### Problem to work on
Write out word for word each line of the records, beginning at the first and stopping after the line with "($(n5.center)+(-64,29)$) -- ($(n5.center)+(14,29)$);". Leave the pictures out.

──────── Input

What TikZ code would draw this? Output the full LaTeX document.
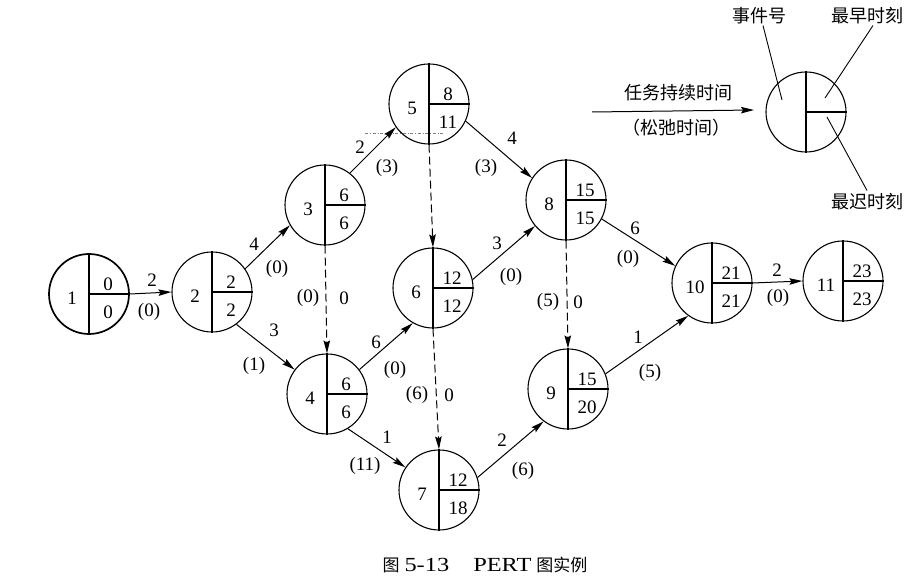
\documentclass[tikz,border=0pt]{standalone}
\usepackage{fontspec}
\setmainfont{Liberation Serif}
\newfontfamily\cjk{Noto Sans CJK SC}
\newfontfamily\capfont[FakeStretch=1.22]{Liberation Serif}
\usetikzlibrary{arrows.meta,calc}
\newcommand\evnode[7][1.1pt]{%
  \node[ev,line width=#1] (#2) at (#3) {};
  \draw[line width=1.1pt] (#2.north) -- (#2.south) (#2.center) -- (#2.east);
  \node[num] (#2i) at ($(#2.center)+(-17,4)$) {#4};
  \node[num] (#2e) at ($(#2.center)+(19,-10)$) {#5};
  \node[num] (#2l) at ($(#2.center)+(19,18)$) {#6};
}
\begin{document}
\begin{tikzpicture}[x=1pt,y=-1pt,
  ev/.style={circle,draw,minimum size=80pt,inner sep=0pt},
  num/.style={font=\fontsize{19}{20}\selectfont,inner sep=0pt},
  lab/.style={font=\fontsize{19}{20}\selectfont,inner sep=0pt},
  cjklab/.style={font=\cjk\fontsize{18}{20}\selectfont,inner sep=0pt},
  arr/.style={-{Stealth[length=13pt,width=6.5pt,inset=2pt]},line width=1pt},
  dsh/.style={arr,dash pattern=on 8pt off 4pt},
  leader/.style={line width=0.9pt}]
\useasboundingbox (0,0) rectangle (906,585);

\evnode[1.7pt]{n1}{89,294}{1}{0}{0}{}
\evnode{n2}{212,292}{2}{2}{2}{}
\evnode{n3}{325,205}{3}{6}{6}{}
\evnode{n4}{327,394}{4}{6}{6}{}
\evnode{n5}{429,104}{5}{8}{11}{}
\evnode{n6}{433,288}{6}{12}{12}{}
\evnode{n7}{439,490}{7}{12}{18}{}
\evnode{n8}{566,200}{8}{15}{15}{}
\evnode{n9}{568,389}{9}{15}{20}{}
\evnode{n10}{712,283}{10}{21}{21}{}
\evnode{n11}{843,281}{11}{23}{23}{}

% thin dash-dot line under node 5
\draw[line width=0.5pt,gray,dash dot] ($(n5.center)+(-64,29)$) -- ($(n5.center)+(14,29)$);

% solid activities
\draw[arr] (n1.east) -- (n2.west);
\draw[arr] (n2.35) -- (n3.210);
\draw[arr] (n2.-53) -- (n4.143);
\draw[arr] (n3.52) -- (n5.215);
\draw[arr] (n5.-25) -- (n8.147);
\draw[arr] (n4.37) -- (n6.240);
\draw[arr] (n6.12) -- (n8.220);
\draw[arr] (n4.-59) -- (n7.146);
\draw[arr] (n7.18) -- (n9.233);
\draw[arr] (n8.-28) -- (n10.155);
\draw[arr] (n9.22) -- (n10.234);
\draw[arr] (n10.east) -- (n11.west);
% dummy activities
\draw[dsh] (n3.south) -- (n4.north);
\draw[dsh] (n5.south) -- (n6.north);
\draw[dsh] (n6.south) -- (n7.north);
\draw[dsh] (n8.south) -- (n9.north);

% edge labels
\node[lab] (t12) at (152,280) {2};  \node[lab] (s12) at (149,312) {(0)};
\node[lab] (t23) at (254,244) {4};  \node[lab] (s23) at (277,269) {(0)};
\node[lab] (t24) at (274,330) {3};  \node[lab] (s24) at (254,366) {(1)};
\node[lab] (t35) at (360,147) {2};  \node[lab] (s35) at (387,168) {(3)};
\node[lab] (t58) at (512,138) {4};  \node[lab] (s58) at (486,168) {(3)};
\node[lab] (t46) at (376,342) {6};  \node[lab] (s46) at (395,370) {(0)};
\node[lab] (t68) at (497,243) {3};  \node[lab] (s68) at (511,277) {(0)};
\node[lab] (t47) at (387,437) {1};  \node[lab] (s47) at (365,466) {(11)};
\node[lab] (t79) at (502,440) {2};  \node[lab] (s79) at (523,471) {(6)};
\node[lab] (t810) at (635,228) {6}; \node[lab] (s810) at (628,259) {(0)};
\node[lab] (t910) at (638,337) {1}; \node[lab] (s910) at (650,373) {(5)};
\node[lab] (t1011) at (777,270) {2}; \node[lab] (s1011) at (778,298) {(0)};
\node[lab] (s34) at (308,298) {(0)};  \node[lab] (t34) at (344,298) {0};
\node[lab] (s67) at (417,395) {(6)};  \node[lab] (t67) at (449,395) {0};
\node[lab] (s89) at (548,302) {(5)};  \node[lab] (t89) at (578,302) {0};

% legend
\coordinate (lga) at (592,112);
\coordinate (lgb) at (754,110);
\draw[arr] (lga) -- (lgb);
\node[cjklab] (lgt) at (678,93) {任务持续时间};
\node[cjklab] (lgs) at (676,128) {（松弛时间）};
\node[ev,line width=1.1pt] (lg) at (806,112) {};
\draw[line width=1.1pt] (lg.north) -- (lg.south) (lg.center) -- (lg.east);
\node[cjklab] (lgev) at (759,16) {事件号};
\node[cjklab] (lgea) at (867,16) {最早时刻};
\node[cjklab] (lgla) at (867,202) {最迟时刻};
\coordinate (pev) at ($(lg.center)+(-24,-12)$);
\coordinate (pea) at ($(lg.center)+(19,-14)$);
\coordinate (pla) at ($(lg.center)+(21,5)$);
\draw[leader] ($(lgev.south)+(4,1)$) -- (pev);
\draw[leader] ($(lgea.south)+(6,1)$) -- (pea);
\draw[leader] ($(lgla.north)+(0,-3)$) -- (pla);

% caption
\node[inner sep=0pt] (cap) at (485,565) {{\cjk\fontsize{17}{20}\selectfont 图}\hspace{5pt}{\capfont\fontsize{20}{20}\selectfont 5-13\hspace{24pt}PERT}\hspace{5pt}{\cjk\fontsize{17}{20}\selectfont 图实例}};
\end{tikzpicture}
\end{document}
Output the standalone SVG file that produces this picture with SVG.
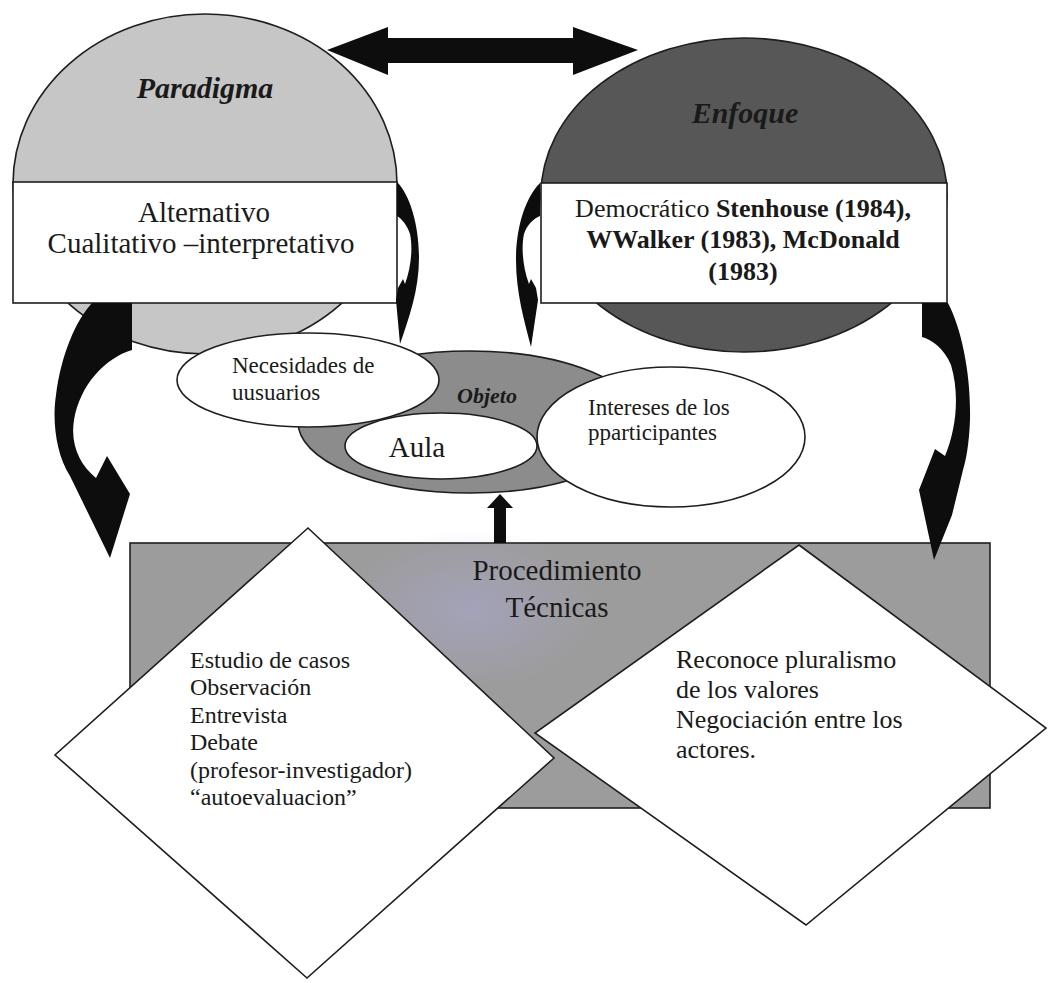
<svg xmlns="http://www.w3.org/2000/svg" width="1051" height="983" viewBox="0 0 1051 983" font-family="Liberation Serif, Times New Roman, DejaVu Serif, serif">
  <style>
    text { fill: #1a1a1a; }
    .outline { stroke: #1e1e1e; stroke-width: 1.6; }
    .white { fill: #ffffff; }
    .head { font-size: 30px; font-weight: bold; font-style: italic; }
    .box { font-size: 29px; }
    .refs { font-size: 26px; }
    .small { font-size: 23px; }
    .list { font-size: 24px; }
    .list2 { font-size: 26px; }
    .arrow { fill: #0d0d0d; stroke: none; }
  </style>
  <defs>
    <radialGradient id="tint" cx="0.5" cy="0.5" r="0.5">
      <stop offset="0" stop-color="#aaa7d0" stop-opacity="0.55"/>
      <stop offset="1" stop-color="#aaa7d0" stop-opacity="0"/>
    </radialGradient>
  </defs>

  <rect x="0" y="0" width="1051" height="983" fill="#ffffff"/>

  <!-- Paradigma -->
  <g id="paradigma">
    <ellipse cx="205" cy="184" rx="192" ry="170" fill="#c6c6c6" class="outline"/>
    <text class="head" x="205" y="98" text-anchor="middle">Paradigma</text>
    <rect x="13" y="182" width="384" height="121" class="white outline"/>
    <text class="box" x="204" y="222" text-anchor="middle" font-size="30">Alternativo</text>
    <text class="box" x="201" y="253" text-anchor="middle">Cualitativo –interpretativo</text>
  </g>

  <!-- Enfoque -->
  <g id="enfoque">
    <ellipse cx="744" cy="195" rx="203" ry="157" fill="#575757" class="outline"/>
    <text class="head" x="745" y="123" text-anchor="middle" fill="#1c1c1c">Enfoque</text>
    <rect x="541" y="183" width="406" height="120" class="white outline"/>
    <text class="refs" x="743" y="217" text-anchor="middle">Democrático <tspan font-weight="bold">Stenhouse (1984),</tspan></text>
    <text class="refs" x="743" y="248" text-anchor="middle" font-weight="bold">WWalker (1983), McDonald</text>
    <text class="refs" x="743" y="280" text-anchor="middle" font-weight="bold">(1983)</text>
  </g>

  <!-- Procedimiento / Técnicas -->
  <g id="procedimiento">
    <rect x="130" y="543" width="860" height="265" fill="#9c9c9c" class="outline"/>
    <ellipse cx="470" cy="610" rx="130" ry="80" fill="url(#tint)"/>
    <text class="box" x="557" y="580" text-anchor="middle">Procedimiento</text>
    <text class="box" x="557" y="617" text-anchor="middle">Técnicas</text>
  </g>

  <!-- Técnicas (diamond, left) -->
  <g id="tecnicas">
    <polygon points="308,528 554,758 307,978 55,755" class="white outline"/>
    <text class="list" x="190" y="668">Estudio de casos</text>
    <text class="list" x="190" y="695">Observación</text>
    <text class="list" x="190" y="723">Entrevista</text>
    <text class="list" x="190" y="750">Debate</text>
    <text class="list" x="190" y="778">(profesor-investigador)</text>
    <text class="list" x="190" y="805">“autoevaluacion”</text>
  </g>

  <!-- Valores (diamond, right) -->
  <g id="valores">
    <polygon points="799,545 1046,728 806,925 535,733" class="white outline"/>
    <text class="list2" x="676" y="668">Reconoce pluralismo</text>
    <text class="list2" x="676" y="698">de los valores</text>
    <text class="list2" x="676" y="728">Negociación entre los</text>
    <text class="list2" x="676" y="758">actores.</text>
  </g>

  <!-- Objeto -->
  <g id="objeto">
    <ellipse cx="470" cy="422" rx="172" ry="71" fill="#8c8c8c" class="outline"/>
    <text x="487" y="403" text-anchor="middle" font-size="22" font-weight="bold" font-style="italic">Objeto</text>
    <ellipse cx="441" cy="446" rx="96" ry="33" class="white outline"/>
    <text class="box" x="417" y="457" text-anchor="middle">Aula</text>
  </g>

  <g id="necesidades">
    <ellipse cx="308" cy="380" rx="131" ry="47" class="white outline"/>
    <text class="small" x="232" y="373">Necesidades de</text>
    <text class="small" x="232" y="400">uusuarios</text>
  </g>

  <g id="intereses">
    <ellipse cx="671" cy="437" rx="134" ry="70" class="white outline"/>
    <text class="small" x="588" y="415">Intereses de los</text>
    <text class="small" x="588" y="440">pparticipantes</text>
  </g>

  <!-- Connectors -->
  <g id="connectors">
    <!-- two-way arrow between Paradigma and Enfoque -->
    <polygon class="arrow" points="327,50 388,27 388,38 573,38 573,27 638,50 573,75 573,63 388,63 388,75"/>
    <!-- Procedimiento up to Objeto -->
    <polygon class="arrow" points="494,543 494,508 487,508 500,494 513,508 506,508 506,543"/>
    <!-- Paradigma down to Procedimiento (left) -->
    <path class="arrow" d="M 92,303 L 132,303 L 132,350 C 105,358 80,385 74,420 C 70,445 80,465 96,478 L 107,456 L 130,494 L 110,558 L 70,476 C 56,455 52,420 56,395 C 61,355 76,320 92,303 Z"/>
    <!-- Enfoque down to Procedimiento (right) -->
    <path class="arrow" d="M 922,303 L 948,303 C 962,330 971,375 970,420 C 969,445 966,460 963,470 L 952,515 L 934,560 L 919,490 L 935,449 L 945,456 C 956,430 960,395 951,365 C 944,348 932,340 922,337 Z"/>
    <!-- Paradigma down to Objeto -->
    <path class="arrow" d="M 397,182 C 410,195 419,225 419,258 C 419,290 409,318 400,344 L 396,300 L 398,288 L 403,279 L 405,284 C 411,268 413,248 410,234 C 407,225 402,219 397,216 Z"/>
    <!-- Enfoque down to Objeto -->
    <path class="arrow" d="M 540,183 C 525,198 516,228 516,260 C 516,292 524,320 531,347 L 538,300 L 536,288 L 531,279 L 529,284 C 523,268 521,248 524,234 C 527,225 533,219 540,216 Z"/>
  </g>
</svg>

────────────────

### Written answer
What TikZ code would draw this? Output the full LaTeX document.
\documentclass[tikz,border=0pt]{standalone}
\usepackage{fontspec}
\setmainfont{Liberation Serif}
\newfontfamily\cjk{Noto Sans CJK SC}
\newfontfamily\capfont[FakeStretch=1.22]{Liberation Serif}
\usetikzlibrary{arrows.meta,calc}
\newcommand\evnode[7][1.1pt]{%
  \node[ev,line width=#1] (#2) at (#3) {};
  \draw[line width=1.1pt] (#2.north) -- (#2.south) (#2.center) -- (#2.east);
  \node[num] (#2i) at ($(#2.center)+(-17,4)$) {#4};
  \node[num] (#2e) at ($(#2.center)+(19,-10)$) {#5};
  \node[num] (#2l) at ($(#2.center)+(19,18)$) {#6};
}
\begin{document}
\begin{tikzpicture}[x=1pt,y=-1pt,
  ev/.style={circle,draw,minimum size=80pt,inner sep=0pt},
  num/.style={font=\fontsize{19}{20}\selectfont,inner sep=0pt},
  lab/.style={font=\fontsize{19}{20}\selectfont,inner sep=0pt},
  cjklab/.style={font=\cjk\fontsize{18}{20}\selectfont,inner sep=0pt},
  arr/.style={-{Stealth[length=13pt,width=6.5pt,inset=2pt]},line width=1pt},
  dsh/.style={arr,dash pattern=on 8pt off 4pt},
  leader/.style={line width=0.9pt}]
\useasboundingbox (0,0) rectangle (906,585);

\evnode[1.7pt]{n1}{89,294}{1}{0}{0}{}
\evnode{n2}{212,292}{2}{2}{2}{}
\evnode{n3}{325,205}{3}{6}{6}{}
\evnode{n4}{327,394}{4}{6}{6}{}
\evnode{n5}{429,104}{5}{8}{11}{}
\evnode{n6}{433,288}{6}{12}{12}{}
\evnode{n7}{439,490}{7}{12}{18}{}
\evnode{n8}{566,200}{8}{15}{15}{}
\evnode{n9}{568,389}{9}{15}{20}{}
\evnode{n10}{712,283}{10}{21}{21}{}
\evnode{n11}{843,281}{11}{23}{23}{}

% thin dash-dot line under node 5
\draw[line width=0.5pt,gray,dash dot] ($(n5.center)+(-64,29)$) -- ($(n5.center)+(14,29)$);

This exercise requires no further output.